**What needs to be done:** Below is some material; set it all down exactly, apart from the pictures.

**Supplied data:**
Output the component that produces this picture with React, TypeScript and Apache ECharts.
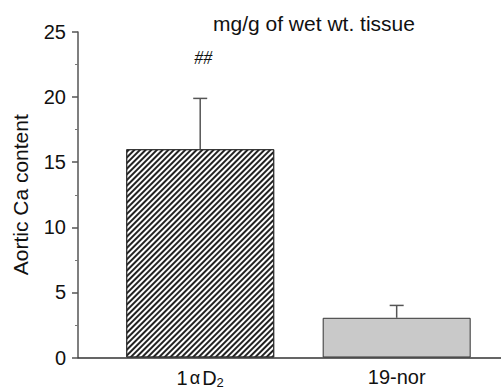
import React, { useEffect, useRef } from "react";
import * as echarts from "echarts";

const categories = ["1αD2", "19-nor"];
const positions = [1, 2];
const means = [16.0, 3.05];
const errorTops = [19.9, 4.0];
const annotations = ["##", ""];
const annotationLevel = 23.0;
const yTicks = [0, 5, 10, 15, 20, 25];

export default function App() {
  const ref = useRef<HTMLDivElement>(null);
  useEffect(() => {
    if (!ref.current) return;
    const chart = echarts.init(ref.current, undefined, { renderer: "svg" });
    const font = "'Liberation Sans', Arial, Helvetica, sans-serif";
    const barData = positions.map((p, i) => [p, means[i]]);
    const errData = positions.map((p, i) => [p, means[i], errorTops[i]]);
    const annData = positions.map((p, i) => [p, annotationLevel, i]);
    chart.setOption({
      animation: false,
      backgroundColor: "#ffffff",
      title: {
        text: "mg/g of wet wt. tissue",
        left: 208,
        top: 8,
        textStyle: { fontFamily: font, fontSize: 21, fontWeight: "normal", color: "#111" },
      },
      grid: { left: 78, right: 0, top: 32, bottom: 30.5, containLabel: false, outerBoundsMode: "none" },
      xAxis: {
        type: "value",
        min: 0.378,
        max: 2.531,
        splitLine: { show: false },
        axisTick: { show: false },
        axisLine: { show: true, lineStyle: { color: "#333", width: 1.5 } },
        axisLabel: {
          margin: 9,
          fontFamily: font,
          fontSize: 20,
          color: "#111",
          showMinLabel: false,
          showMaxLabel: false,
          formatter: (v: number) => {
            if (Math.abs(v - positions[0]) < 1e-6) return "{a|1}{g|α}{a|D}{s|2}";
            if (Math.abs(v - positions[1]) < 1e-6) return categories[1];
            return "";
          },
          rich: {
            a: { fontFamily: font, fontSize: 20, color: "#111" },
            g: { fontFamily: font, fontSize: 18, color: "#111", padding: [0, 2, 0, 2] },
            s: { fontFamily: font, fontSize: 13, color: "#111", padding: [9, 0, 0, 0] },
          },
        },
      },
      yAxis: {
        type: "value",
        min: yTicks[0],
        max: yTicks[yTicks.length - 1],
        interval: 5,
        name: "Aortic Ca content",
        nameLocation: "middle",
        nameGap: 47,
        nameTextStyle: { fontFamily: font, fontSize: 21, color: "#111" },
        splitLine: { show: false },
        axisLine: { show: true, lineStyle: { color: "#555", width: 1.5 } },
        axisTick: { show: true, length: 6, lineStyle: { color: "#555", width: 1.5 } },
        minorTick: { show: true, splitNumber: 2, length: 3, lineStyle: { color: "#777", width: 1 } },
        axisLabel: { margin: 12, fontFamily: font, fontSize: 20, color: "#111" },
      },
      series: [
        {
          type: "bar",
          barWidth: 148,
          data: [
            {
              value: barData[0],
              itemStyle: {
                color: "#ffffff",
                borderColor: "#333",
                borderWidth: 1,
                decal: {
                  symbol: "rect",
                  symbolSize: 1,
                  symbolKeepAspect: false,
                  color: "#222222",
                  dashArrayX: [1, 0],
                  dashArrayY: [1.9, 1.3],
                  rotation: -Math.PI / 4,
                },
              },
            },
            {
              value: barData[1],
              itemStyle: {
                color: "#c9c9c9",
                borderColor: "#333",
                borderWidth: 1,
              },
            },
          ],
          z: 2,
        },
        {
          type: "custom",
          z: 3,
          data: errData,
          renderItem: (params: any, api: any) => {
            const x = api.value(0);
            const lo = api.coord([x, api.value(1)]);
            const hi = api.coord([x, api.value(2)]);
            const hw = 7;
            const style = { stroke: "#555", lineWidth: 1.5 };
            return {
              type: "group",
              children: [
                { type: "line", shape: { x1: lo[0], y1: lo[1], x2: hi[0], y2: hi[1] }, style },
                { type: "line", shape: { x1: hi[0] - hw, y1: hi[1], x2: hi[0] + hw, y2: hi[1] }, style },
              ],
            };
          },
        },
        {
          type: "custom",
          z: 3,
          data: annData,
          renderItem: (params: any, api: any) => {
            const p = api.coord([api.value(0), api.value(1)]);
            const txt = annotations[api.value(2)];
            return {
              type: "text",
              x: p[0] + 3,
              y: p[1],
              style: {
                text: txt,
                fontFamily: "'Liberation Serif', 'Times New Roman', serif",
                fontStyle: "italic",
                fontSize: 18,
                fill: "#111",
                align: "center",
                verticalAlign: "middle",
              },
            };
          },
        },
      ],
    });
    return () => chart.dispose();
  }, []);
  return <div ref={ref} style={{ position: "fixed", left: 0, top: 0, width: 501, height: 388 }} />;
}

**Reply:**
Output the component that produces this picture with React, TypeScript and Apache ECharts.
import React, { useEffect, useRef } from "react";
import * as echarts from "echarts";

const categories = ["1αD2", "19-nor"];
const positions = [1, 2];
const means = [16.0, 3.05];
const errorTops = [19.9, 4.0];
const annotations = ["##", ""];
const annotationLevel = 23.0;
const yTicks = [0, 5, 10, 15, 20, 25];

export default function App() {
  const ref = useRef<HTMLDivElement>(null);
  useEffect(() => {
    if (!ref.current) return;
    const chart = echarts.init(ref.current, undefined, { renderer: "svg" });
    const font = "'Liberation Sans', Arial, Helvetica, sans-serif";
    const barData = positions.map((p, i) => [p, means[i]]);
    const errData = positions.map((p, i) => [p, means[i], errorTops[i]]);
    const annData = positions.map((p, i) => [p, annotationLevel, i]);
    chart.setOption({
      animation: false,
      backgroundColor: "#ffffff",
      title: {
        text: "mg/g of wet wt. tissue",
        left: 208,
        top: 8,
        textStyle: { fontFamily: font, fontSize: 21, fontWeight: "normal", color: "#111" },
      },
      grid: { left: 78, right: 0, top: 32, bottom: 30.5, containLabel: false, outerBoundsMode: "none" },
      xAxis: {
        type: "value",
        min: 0.378,
        max: 2.531,
        splitLine: { show: false },
        axisTick: { show: false },
        axisLine: { show: true, lineStyle: { color: "#333", width: 1.5 } },
        axisLabel: {
          margin: 9,
          fontFamily: font,
          fontSize: 20,
          color: "#111",
          showMinLabel: false,
          showMaxLabel: false,
          formatter: (v: number) => {
            if (Math.abs(v - positions[0]) < 1e-6) return "{a|1}{g|α}{a|D}{s|2}";
            if (Math.abs(v - positions[1]) < 1e-6) return categories[1];
            return "";
          },
          rich: {
            a: { fontFamily: font, fontSize: 20, color: "#111" },
            g: { fontFamily: font, fontSize: 18, color: "#111", padding: [0, 2, 0, 2] },
            s: { fontFamily: font, fontSize: 13, color: "#111", padding: [9, 0, 0, 0] },
          },
        },
      },
      yAxis: {
        type: "value",
        min: yTicks[0],
        max: yTicks[yTicks.length - 1],
        interval: 5,
        name: "Aortic Ca content",
        nameLocation: "middle",
        nameGap: 47,
        nameTextStyle: { fontFamily: font, fontSize: 21, color: "#111" },
        splitLine: { show: false },
        axisLine: { show: true, lineStyle: { color: "#555", width: 1.5 } },
        axisTick: { show: true, length: 6, lineStyle: { color: "#555", width: 1.5 } },
        minorTick: { show: true, splitNumber: 2, length: 3, lineStyle: { color: "#777", width: 1 } },
        axisLabel: { margin: 12, fontFamily: font, fontSize: 20, color: "#111" },
      },
      series: [
        {
          type: "bar",
          barWidth: 148,
          data: [
            {
              value: barData[0],
              itemStyle: {
                color: "#ffffff",
                borderColor: "#333",
                borderWidth: 1,
                decal: {
                  symbol: "rect",
                  symbolSize: 1,
                  symbolKeepAspect: false,
                  color: "#222222",
                  dashArrayX: [1, 0],
                  dashArrayY: [1.9, 1.3],
                  rotation: -Math.PI / 4,
                },
              },
            },
            {
              value: barData[1],
              itemStyle: {
                color: "#c9c9c9",
                borderColor: "#333",
                borderWidth: 1,
              },
            },
          ],
          z: 2,
        },
        {
          type: "custom",
          z: 3,
          data: errData,
          renderItem: (params: any, api: any) => {
            const x = api.value(0);
            const lo = api.coord([x, api.value(1)]);
            const hi = api.coord([x, api.value(2)]);
            const hw = 7;
            const style = { stroke: "#555", lineWidth: 1.5 };
            return {
              type: "group",
              children: [
                { type: "line", shape: { x1: lo[0], y1: lo[1], x2: hi[0], y2: hi[1] }, style },
                { type: "line", shape: { x1: hi[0] - hw, y1: hi[1], x2: hi[0] + hw, y2: hi[1] }, style },
              ],
            };
          },
        },
        {
          type: "custom",
          z: 3,
          data: annData,
          renderItem: (params: any, api: any) => {
            const p = api.coord([api.value(0), api.value(1)]);
            const txt = annotations[api.value(2)];
            return {
              type: "text",
              x: p[0] + 3,
              y: p[1],
              style: {
                text: txt,
                fontFamily: "'Liberation Serif', 'Times New Roman', serif",
                fontStyle: "italic",
                fontSize: 18,
                fill: "#111",
                align: "center",
                verticalAlign: "middle",
              },
            };
          },
        },
      ],
    });
    return () => chart.dispose();
  }, []);
  return <div ref={ref} style={{ position: "fixed", left: 0, top: 0, width: 501, height: 388 }} />;
}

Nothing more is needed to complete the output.